A Greenland shark individual
photo: guide to greenland
On the surface, the Greenland shark looks ugly, with its huge body, oddly arranged fins, and opaque eyes filled with parasites as it slowly moves through the depths of the North Atlantic and Arctic Oceans.
However, this shark species possesses outstanding abilities: it can live up to 400 years.
Now, an international team of scientists from Europe and the US has successfully mapped the genetic makeup of the Greenland shark, opening up the opportunity for scientists to study the mystery surrounding their remarkable longevity.
"Any effort to study the mechanisms behind the super-longevity of these animals will eventually require genetic mapping," The New York Times quoted the team leader, computational biologist Steve Hoffmann of the Leibniz Institute for Gerontology and Friedrich Schiller University in Jena (Germany), as saying on September 22.
The new report, posted on the bioRxiv portal, provides a comprehensive assembly of the Greenland shark's genetic code.

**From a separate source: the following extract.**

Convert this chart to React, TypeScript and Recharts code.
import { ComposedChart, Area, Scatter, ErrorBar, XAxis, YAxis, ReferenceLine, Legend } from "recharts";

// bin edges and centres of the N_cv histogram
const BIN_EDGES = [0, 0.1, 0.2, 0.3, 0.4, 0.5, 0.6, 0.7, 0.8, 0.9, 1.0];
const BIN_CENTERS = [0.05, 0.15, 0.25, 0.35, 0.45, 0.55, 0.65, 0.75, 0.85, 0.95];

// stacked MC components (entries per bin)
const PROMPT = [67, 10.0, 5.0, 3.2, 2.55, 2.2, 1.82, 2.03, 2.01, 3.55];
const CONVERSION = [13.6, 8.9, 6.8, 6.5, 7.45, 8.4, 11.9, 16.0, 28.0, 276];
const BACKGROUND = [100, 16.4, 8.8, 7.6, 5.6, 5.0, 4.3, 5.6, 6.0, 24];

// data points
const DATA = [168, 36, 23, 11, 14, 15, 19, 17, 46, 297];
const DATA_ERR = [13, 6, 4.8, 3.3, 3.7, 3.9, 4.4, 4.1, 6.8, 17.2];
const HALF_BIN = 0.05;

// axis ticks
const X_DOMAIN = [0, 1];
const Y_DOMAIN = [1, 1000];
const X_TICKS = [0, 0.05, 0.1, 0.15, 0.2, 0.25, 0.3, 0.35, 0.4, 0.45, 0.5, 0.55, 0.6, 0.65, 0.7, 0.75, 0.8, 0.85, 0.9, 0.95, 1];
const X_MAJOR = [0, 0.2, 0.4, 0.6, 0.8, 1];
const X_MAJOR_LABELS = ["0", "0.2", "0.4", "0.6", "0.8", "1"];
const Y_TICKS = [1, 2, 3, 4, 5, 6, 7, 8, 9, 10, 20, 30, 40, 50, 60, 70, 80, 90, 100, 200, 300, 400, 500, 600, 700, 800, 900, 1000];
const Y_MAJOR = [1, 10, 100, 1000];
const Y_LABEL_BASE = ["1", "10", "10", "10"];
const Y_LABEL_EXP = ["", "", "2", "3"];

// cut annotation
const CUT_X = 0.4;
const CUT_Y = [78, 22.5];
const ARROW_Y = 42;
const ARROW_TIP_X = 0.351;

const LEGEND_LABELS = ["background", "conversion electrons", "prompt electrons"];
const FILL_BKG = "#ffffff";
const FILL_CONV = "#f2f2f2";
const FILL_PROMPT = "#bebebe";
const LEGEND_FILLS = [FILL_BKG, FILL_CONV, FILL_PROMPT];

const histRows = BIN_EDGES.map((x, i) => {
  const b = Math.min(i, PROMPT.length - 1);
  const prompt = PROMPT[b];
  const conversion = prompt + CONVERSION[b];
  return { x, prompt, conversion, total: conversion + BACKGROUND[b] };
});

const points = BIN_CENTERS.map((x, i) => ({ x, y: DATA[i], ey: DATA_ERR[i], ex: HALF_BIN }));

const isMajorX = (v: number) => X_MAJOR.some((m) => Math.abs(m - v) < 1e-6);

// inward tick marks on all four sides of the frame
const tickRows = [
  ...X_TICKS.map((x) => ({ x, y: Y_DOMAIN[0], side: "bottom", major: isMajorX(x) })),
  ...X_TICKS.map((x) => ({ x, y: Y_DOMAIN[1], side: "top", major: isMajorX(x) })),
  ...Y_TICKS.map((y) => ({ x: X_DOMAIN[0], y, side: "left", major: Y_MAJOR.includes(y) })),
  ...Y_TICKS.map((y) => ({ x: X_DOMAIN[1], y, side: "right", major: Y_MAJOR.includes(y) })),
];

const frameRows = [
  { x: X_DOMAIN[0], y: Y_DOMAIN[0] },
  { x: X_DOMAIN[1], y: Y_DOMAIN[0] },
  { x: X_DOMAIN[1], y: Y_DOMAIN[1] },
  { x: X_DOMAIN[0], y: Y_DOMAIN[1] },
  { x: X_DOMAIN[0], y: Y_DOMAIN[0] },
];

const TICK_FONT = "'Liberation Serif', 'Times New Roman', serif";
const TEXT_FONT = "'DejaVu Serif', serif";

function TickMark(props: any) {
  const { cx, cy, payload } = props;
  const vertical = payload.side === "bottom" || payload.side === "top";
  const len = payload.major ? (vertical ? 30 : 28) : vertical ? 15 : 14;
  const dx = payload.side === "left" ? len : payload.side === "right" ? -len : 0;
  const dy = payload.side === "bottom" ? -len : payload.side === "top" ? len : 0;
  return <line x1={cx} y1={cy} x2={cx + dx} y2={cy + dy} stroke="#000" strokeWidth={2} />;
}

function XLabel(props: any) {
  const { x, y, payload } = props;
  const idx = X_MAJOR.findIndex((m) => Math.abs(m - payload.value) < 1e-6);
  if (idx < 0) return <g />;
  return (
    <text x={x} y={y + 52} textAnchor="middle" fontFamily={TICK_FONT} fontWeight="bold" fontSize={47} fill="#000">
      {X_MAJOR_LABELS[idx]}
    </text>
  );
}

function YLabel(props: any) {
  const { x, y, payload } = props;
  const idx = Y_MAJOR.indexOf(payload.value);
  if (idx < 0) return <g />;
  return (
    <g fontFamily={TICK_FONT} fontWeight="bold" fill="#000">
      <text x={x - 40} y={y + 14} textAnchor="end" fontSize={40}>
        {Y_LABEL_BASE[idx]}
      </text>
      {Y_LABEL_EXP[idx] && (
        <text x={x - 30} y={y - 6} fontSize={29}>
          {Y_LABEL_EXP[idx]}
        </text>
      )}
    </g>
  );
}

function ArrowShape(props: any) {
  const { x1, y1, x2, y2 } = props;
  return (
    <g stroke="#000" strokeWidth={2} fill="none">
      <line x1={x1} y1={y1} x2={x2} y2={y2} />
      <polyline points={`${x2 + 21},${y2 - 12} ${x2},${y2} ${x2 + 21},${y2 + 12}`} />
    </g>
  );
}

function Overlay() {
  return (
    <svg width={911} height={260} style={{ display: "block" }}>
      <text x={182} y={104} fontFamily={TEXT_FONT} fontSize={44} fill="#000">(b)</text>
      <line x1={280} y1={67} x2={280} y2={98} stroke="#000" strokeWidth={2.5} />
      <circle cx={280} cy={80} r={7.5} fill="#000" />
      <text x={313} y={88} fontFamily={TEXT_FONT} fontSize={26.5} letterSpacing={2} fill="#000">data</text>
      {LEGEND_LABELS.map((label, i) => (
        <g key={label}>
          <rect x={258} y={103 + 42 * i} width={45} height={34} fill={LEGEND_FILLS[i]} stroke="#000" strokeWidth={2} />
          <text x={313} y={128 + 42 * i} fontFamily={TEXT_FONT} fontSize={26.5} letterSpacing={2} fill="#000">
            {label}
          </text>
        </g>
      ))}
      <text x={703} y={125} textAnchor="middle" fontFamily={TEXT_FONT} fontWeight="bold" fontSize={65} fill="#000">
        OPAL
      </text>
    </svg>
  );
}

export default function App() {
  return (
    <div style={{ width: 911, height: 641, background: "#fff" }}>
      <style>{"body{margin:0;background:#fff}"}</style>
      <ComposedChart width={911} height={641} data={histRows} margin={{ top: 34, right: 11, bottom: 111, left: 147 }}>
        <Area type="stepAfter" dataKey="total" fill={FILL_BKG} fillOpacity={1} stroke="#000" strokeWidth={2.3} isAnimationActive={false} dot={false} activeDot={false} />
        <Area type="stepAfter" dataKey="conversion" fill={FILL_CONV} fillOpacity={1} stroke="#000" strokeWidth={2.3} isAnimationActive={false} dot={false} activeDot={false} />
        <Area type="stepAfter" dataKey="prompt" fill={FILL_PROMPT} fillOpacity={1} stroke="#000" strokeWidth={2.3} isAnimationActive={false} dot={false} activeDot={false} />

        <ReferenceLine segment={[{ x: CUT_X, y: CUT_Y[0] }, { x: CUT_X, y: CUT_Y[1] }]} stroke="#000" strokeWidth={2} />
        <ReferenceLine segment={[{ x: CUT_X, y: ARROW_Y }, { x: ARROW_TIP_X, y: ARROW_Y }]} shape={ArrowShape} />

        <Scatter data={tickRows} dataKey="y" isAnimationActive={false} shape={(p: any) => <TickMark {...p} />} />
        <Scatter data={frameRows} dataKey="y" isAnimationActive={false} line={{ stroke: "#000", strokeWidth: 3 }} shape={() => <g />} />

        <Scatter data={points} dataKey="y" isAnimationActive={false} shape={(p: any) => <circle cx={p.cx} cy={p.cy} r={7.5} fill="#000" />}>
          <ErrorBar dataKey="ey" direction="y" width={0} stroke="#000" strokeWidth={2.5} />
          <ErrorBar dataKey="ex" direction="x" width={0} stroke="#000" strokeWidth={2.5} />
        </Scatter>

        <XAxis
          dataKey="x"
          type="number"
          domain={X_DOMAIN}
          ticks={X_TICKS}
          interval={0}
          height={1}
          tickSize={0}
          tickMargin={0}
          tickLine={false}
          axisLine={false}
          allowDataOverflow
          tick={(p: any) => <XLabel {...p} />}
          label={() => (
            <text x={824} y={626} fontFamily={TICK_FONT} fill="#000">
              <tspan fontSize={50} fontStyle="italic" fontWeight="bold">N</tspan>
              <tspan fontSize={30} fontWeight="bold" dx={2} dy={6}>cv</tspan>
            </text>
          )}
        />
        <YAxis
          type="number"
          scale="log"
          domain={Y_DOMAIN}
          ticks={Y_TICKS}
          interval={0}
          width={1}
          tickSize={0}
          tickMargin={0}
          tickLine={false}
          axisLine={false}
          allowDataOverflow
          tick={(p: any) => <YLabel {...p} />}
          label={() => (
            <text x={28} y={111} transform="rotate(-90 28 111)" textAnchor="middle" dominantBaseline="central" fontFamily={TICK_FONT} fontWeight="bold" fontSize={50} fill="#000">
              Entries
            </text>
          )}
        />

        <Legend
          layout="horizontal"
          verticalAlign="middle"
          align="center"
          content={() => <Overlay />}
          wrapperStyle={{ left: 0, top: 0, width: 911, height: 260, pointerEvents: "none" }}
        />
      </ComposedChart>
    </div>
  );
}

Scientists discovered that the Greenland shark possesses a huge genetic mass: about 6.5 billion DNA base pairs, twice as much as humans, and is the animal with the largest genetic mass of any shark species sequenced to date.
Through this, the researchers found special genes and biological mechanisms, including a network of duplicated genes related to DNA editing capacity, which may be the reason for this fish's longevity.